▶ **Given records**
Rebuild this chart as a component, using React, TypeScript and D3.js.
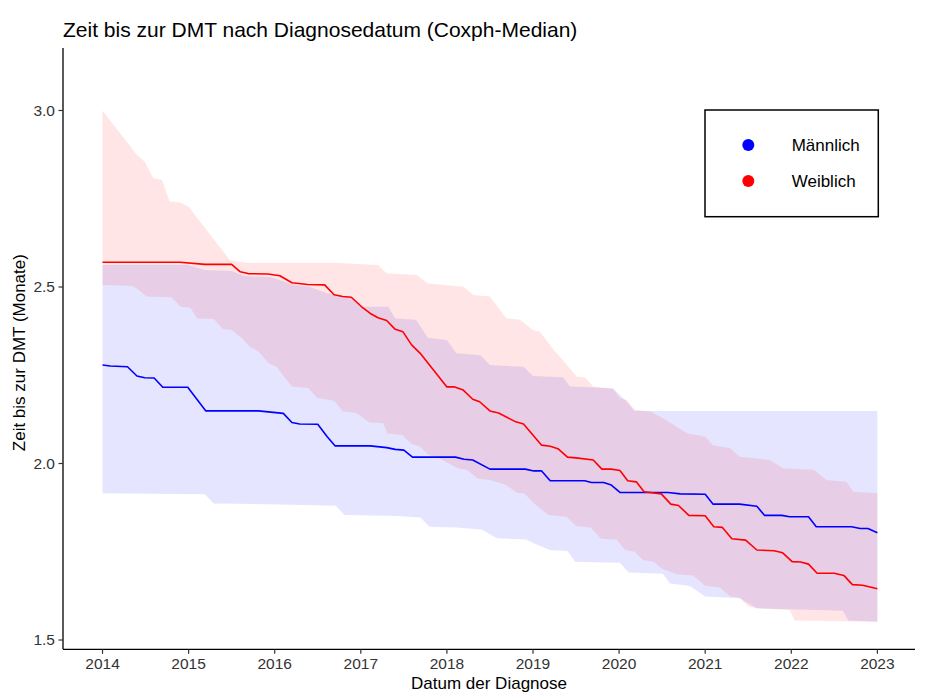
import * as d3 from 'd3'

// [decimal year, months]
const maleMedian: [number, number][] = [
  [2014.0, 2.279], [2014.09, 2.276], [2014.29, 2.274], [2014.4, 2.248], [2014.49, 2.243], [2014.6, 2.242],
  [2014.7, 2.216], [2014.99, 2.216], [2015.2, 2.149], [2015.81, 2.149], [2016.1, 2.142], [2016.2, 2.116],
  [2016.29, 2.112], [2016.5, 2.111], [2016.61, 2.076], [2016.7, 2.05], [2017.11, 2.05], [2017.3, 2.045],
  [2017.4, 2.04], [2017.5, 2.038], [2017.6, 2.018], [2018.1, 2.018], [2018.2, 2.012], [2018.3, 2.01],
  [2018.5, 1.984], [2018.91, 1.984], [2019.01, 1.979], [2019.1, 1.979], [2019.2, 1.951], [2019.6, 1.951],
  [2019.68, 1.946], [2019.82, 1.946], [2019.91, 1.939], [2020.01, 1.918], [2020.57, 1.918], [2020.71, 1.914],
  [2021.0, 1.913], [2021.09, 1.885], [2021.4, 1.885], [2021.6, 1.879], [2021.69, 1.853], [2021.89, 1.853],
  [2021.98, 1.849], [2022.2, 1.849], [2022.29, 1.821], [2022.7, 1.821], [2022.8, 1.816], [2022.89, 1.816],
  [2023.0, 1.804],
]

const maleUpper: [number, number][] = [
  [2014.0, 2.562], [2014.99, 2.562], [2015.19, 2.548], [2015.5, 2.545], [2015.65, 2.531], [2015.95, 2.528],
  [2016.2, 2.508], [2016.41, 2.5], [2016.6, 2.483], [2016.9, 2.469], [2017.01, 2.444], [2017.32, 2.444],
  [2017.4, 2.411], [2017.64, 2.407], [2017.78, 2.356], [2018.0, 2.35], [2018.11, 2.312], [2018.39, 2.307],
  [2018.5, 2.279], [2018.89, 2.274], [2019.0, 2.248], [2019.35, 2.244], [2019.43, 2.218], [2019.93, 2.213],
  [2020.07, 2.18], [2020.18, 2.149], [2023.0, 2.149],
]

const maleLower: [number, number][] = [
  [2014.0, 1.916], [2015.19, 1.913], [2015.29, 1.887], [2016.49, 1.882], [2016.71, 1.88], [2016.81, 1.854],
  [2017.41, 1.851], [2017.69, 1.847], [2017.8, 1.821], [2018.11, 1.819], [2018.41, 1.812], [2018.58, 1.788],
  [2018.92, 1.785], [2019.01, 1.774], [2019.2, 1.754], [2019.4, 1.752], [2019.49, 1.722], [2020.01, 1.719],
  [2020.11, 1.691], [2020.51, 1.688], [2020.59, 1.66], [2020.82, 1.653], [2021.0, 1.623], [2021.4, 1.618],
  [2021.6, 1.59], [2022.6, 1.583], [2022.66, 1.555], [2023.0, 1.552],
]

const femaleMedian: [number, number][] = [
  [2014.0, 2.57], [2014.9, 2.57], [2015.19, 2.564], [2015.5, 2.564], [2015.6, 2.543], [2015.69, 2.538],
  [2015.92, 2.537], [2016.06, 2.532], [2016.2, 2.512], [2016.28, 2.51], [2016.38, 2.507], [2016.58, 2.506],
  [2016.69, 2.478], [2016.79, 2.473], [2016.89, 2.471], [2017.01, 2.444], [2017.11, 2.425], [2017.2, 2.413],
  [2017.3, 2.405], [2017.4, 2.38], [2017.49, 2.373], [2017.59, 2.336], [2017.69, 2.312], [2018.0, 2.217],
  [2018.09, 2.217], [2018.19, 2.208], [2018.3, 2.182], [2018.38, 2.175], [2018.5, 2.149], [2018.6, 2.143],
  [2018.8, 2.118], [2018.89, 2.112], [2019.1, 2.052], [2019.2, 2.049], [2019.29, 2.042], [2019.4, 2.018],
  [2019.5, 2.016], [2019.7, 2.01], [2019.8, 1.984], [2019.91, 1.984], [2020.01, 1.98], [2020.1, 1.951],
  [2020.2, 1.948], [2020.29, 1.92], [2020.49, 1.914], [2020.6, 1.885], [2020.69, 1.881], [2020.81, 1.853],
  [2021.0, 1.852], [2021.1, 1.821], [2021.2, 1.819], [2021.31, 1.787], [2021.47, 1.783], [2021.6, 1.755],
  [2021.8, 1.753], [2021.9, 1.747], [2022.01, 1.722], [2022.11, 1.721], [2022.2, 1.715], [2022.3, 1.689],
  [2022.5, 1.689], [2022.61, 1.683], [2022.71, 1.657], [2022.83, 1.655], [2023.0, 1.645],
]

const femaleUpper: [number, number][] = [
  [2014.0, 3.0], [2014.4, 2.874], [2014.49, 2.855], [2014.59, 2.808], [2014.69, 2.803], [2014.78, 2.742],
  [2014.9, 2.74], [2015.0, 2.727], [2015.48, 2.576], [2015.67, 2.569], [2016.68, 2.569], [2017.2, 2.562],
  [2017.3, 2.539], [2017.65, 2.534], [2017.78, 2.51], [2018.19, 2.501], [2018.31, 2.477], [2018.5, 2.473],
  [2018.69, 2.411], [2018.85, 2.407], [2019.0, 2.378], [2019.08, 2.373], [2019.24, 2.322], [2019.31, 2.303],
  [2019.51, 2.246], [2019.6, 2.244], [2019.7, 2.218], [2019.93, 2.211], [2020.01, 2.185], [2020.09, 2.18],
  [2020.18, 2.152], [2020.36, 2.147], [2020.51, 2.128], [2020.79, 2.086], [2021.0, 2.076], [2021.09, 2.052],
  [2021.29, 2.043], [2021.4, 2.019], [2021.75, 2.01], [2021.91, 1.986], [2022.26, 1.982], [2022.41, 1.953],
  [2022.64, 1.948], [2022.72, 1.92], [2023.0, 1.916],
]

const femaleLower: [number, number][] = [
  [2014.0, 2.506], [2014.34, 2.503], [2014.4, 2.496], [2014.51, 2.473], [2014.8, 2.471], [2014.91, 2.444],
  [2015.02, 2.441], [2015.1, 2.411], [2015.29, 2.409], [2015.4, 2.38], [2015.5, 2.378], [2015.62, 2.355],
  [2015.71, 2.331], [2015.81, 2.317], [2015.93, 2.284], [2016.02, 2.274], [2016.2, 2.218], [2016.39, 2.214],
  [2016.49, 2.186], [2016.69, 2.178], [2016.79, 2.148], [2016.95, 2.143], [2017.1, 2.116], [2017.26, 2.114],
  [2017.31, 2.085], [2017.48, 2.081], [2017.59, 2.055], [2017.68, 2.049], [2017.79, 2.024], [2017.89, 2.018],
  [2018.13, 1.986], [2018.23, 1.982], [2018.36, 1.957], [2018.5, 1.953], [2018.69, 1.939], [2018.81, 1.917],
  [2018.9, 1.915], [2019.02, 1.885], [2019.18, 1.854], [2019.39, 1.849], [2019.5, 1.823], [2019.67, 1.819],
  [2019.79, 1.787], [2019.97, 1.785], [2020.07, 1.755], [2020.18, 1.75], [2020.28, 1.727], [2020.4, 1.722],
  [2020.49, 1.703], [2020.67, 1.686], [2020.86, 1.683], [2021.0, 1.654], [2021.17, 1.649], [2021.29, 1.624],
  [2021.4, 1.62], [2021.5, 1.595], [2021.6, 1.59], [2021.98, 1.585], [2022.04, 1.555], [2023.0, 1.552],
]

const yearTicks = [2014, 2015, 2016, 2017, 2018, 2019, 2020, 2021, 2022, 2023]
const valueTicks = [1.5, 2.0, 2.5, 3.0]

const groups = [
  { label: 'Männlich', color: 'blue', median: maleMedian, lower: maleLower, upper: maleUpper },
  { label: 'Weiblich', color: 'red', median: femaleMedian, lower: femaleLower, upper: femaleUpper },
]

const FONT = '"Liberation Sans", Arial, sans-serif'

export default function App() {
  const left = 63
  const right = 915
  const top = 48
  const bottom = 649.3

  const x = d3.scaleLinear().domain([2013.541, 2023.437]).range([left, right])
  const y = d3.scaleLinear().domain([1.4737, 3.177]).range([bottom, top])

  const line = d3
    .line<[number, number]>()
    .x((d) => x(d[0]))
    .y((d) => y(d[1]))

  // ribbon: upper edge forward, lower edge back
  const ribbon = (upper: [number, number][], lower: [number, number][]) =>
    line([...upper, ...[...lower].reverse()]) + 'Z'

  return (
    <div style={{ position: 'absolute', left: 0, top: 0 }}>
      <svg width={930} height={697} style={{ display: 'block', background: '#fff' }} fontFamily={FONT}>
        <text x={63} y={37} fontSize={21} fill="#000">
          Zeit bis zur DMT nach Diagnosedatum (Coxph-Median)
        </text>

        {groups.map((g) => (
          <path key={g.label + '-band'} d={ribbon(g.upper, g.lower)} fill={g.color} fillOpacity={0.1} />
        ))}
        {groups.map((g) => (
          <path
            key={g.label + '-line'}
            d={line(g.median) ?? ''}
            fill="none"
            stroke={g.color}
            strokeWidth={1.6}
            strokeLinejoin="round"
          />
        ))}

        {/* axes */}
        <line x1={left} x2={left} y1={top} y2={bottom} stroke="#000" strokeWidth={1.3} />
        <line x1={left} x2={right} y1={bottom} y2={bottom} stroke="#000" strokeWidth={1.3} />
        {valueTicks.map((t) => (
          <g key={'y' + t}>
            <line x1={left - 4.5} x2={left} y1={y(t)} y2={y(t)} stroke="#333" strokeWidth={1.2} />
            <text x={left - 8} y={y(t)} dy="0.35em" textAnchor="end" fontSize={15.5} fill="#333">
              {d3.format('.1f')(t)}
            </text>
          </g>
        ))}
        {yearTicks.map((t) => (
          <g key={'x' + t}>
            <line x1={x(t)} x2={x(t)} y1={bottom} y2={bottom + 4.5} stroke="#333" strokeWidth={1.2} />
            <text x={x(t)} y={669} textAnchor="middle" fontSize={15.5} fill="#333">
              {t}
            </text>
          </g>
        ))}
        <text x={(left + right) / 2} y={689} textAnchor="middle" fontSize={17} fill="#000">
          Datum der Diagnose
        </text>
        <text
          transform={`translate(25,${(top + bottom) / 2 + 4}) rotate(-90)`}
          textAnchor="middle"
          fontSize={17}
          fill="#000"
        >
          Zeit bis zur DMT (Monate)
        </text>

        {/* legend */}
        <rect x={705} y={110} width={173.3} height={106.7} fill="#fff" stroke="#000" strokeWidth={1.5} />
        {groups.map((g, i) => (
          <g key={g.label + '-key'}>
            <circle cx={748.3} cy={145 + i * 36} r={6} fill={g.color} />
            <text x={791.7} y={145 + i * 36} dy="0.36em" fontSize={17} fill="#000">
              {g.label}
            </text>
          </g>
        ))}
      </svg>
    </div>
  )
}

...

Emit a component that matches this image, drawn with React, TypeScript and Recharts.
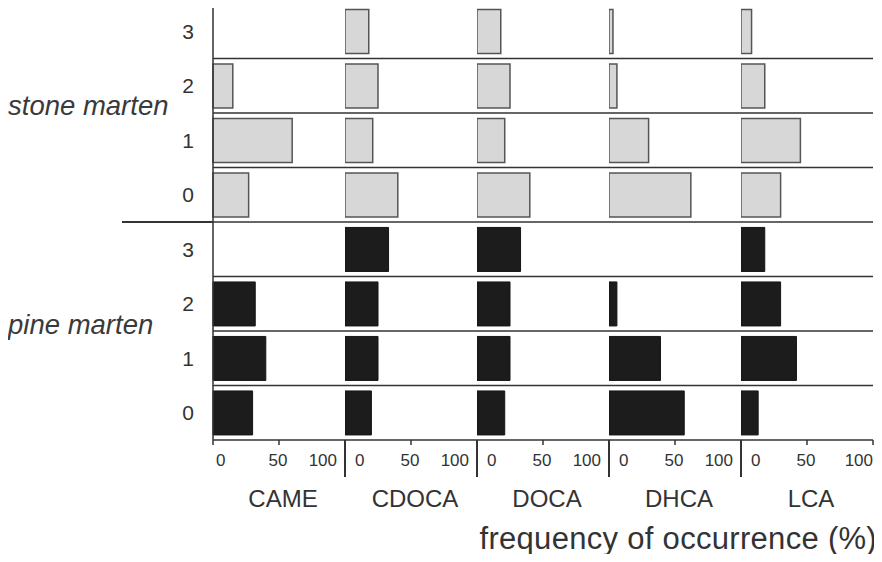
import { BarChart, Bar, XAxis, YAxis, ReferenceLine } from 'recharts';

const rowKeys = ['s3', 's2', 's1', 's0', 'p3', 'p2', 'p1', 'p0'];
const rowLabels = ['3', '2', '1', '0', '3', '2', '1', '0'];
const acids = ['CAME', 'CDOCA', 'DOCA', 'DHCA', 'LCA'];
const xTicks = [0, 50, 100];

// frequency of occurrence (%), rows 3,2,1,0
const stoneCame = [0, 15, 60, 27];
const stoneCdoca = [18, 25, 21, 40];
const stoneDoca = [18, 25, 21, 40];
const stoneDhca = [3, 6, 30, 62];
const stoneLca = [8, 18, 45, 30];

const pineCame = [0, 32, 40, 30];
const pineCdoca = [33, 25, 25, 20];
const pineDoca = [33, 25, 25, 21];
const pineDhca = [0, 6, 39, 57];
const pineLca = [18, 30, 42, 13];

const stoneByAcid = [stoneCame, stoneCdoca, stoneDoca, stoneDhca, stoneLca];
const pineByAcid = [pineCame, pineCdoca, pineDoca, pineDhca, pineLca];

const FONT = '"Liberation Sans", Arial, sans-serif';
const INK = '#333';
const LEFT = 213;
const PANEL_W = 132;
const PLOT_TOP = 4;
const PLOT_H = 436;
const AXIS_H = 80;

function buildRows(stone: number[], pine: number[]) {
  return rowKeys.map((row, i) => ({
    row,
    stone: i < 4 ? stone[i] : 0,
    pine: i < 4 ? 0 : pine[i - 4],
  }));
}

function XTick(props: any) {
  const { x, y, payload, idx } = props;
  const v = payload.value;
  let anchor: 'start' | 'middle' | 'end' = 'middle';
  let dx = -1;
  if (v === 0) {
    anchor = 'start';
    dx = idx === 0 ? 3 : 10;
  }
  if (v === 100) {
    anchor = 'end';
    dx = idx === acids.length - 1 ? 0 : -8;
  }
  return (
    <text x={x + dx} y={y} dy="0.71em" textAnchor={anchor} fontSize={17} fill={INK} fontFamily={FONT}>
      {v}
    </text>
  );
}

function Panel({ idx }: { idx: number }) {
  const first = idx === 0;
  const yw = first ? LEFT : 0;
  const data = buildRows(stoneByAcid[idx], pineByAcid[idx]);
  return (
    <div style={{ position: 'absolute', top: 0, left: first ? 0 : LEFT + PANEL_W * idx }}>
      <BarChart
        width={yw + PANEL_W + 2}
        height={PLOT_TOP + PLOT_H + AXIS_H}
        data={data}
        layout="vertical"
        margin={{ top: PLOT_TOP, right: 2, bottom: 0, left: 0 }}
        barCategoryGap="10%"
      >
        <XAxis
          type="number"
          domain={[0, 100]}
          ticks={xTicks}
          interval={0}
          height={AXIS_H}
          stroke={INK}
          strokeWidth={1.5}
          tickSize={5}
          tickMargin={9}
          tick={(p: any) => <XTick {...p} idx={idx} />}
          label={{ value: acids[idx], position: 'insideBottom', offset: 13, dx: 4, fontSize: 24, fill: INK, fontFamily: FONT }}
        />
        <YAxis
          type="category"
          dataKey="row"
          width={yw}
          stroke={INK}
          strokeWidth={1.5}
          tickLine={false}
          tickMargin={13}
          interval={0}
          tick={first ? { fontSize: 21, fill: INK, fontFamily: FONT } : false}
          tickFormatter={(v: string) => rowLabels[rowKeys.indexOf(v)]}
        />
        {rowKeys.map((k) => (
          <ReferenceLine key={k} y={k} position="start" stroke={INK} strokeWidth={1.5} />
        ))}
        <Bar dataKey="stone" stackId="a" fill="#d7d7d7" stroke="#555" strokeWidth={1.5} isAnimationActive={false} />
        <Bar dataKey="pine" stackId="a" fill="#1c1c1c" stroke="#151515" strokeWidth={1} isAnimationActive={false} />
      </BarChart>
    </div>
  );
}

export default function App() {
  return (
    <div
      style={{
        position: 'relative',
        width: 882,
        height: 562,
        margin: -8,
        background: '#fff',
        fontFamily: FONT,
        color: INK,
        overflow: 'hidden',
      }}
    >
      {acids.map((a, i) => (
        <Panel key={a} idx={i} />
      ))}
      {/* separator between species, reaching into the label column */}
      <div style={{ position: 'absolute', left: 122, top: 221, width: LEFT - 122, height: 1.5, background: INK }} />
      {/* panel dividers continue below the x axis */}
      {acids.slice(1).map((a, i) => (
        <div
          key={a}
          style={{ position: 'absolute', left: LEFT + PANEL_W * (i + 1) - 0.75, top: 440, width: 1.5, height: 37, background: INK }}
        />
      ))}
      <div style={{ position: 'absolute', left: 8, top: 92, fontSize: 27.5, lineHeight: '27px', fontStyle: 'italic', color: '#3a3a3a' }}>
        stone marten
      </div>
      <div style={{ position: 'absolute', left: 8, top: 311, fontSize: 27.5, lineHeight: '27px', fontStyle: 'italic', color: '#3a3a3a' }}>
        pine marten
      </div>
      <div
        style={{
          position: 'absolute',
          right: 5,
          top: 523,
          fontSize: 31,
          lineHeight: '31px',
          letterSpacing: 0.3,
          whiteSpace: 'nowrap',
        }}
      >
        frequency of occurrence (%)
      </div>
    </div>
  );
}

▶ **Goal**
Your task is to reproduce only the lines from the one with "Rebuild this chart" through the one with "import * as d3 from 'd3'", keeping both ends. Skip every picture.

▶ **Response**
Rebuild this chart as a component, using React, TypeScript and D3.js.
import * as d3 from 'd3'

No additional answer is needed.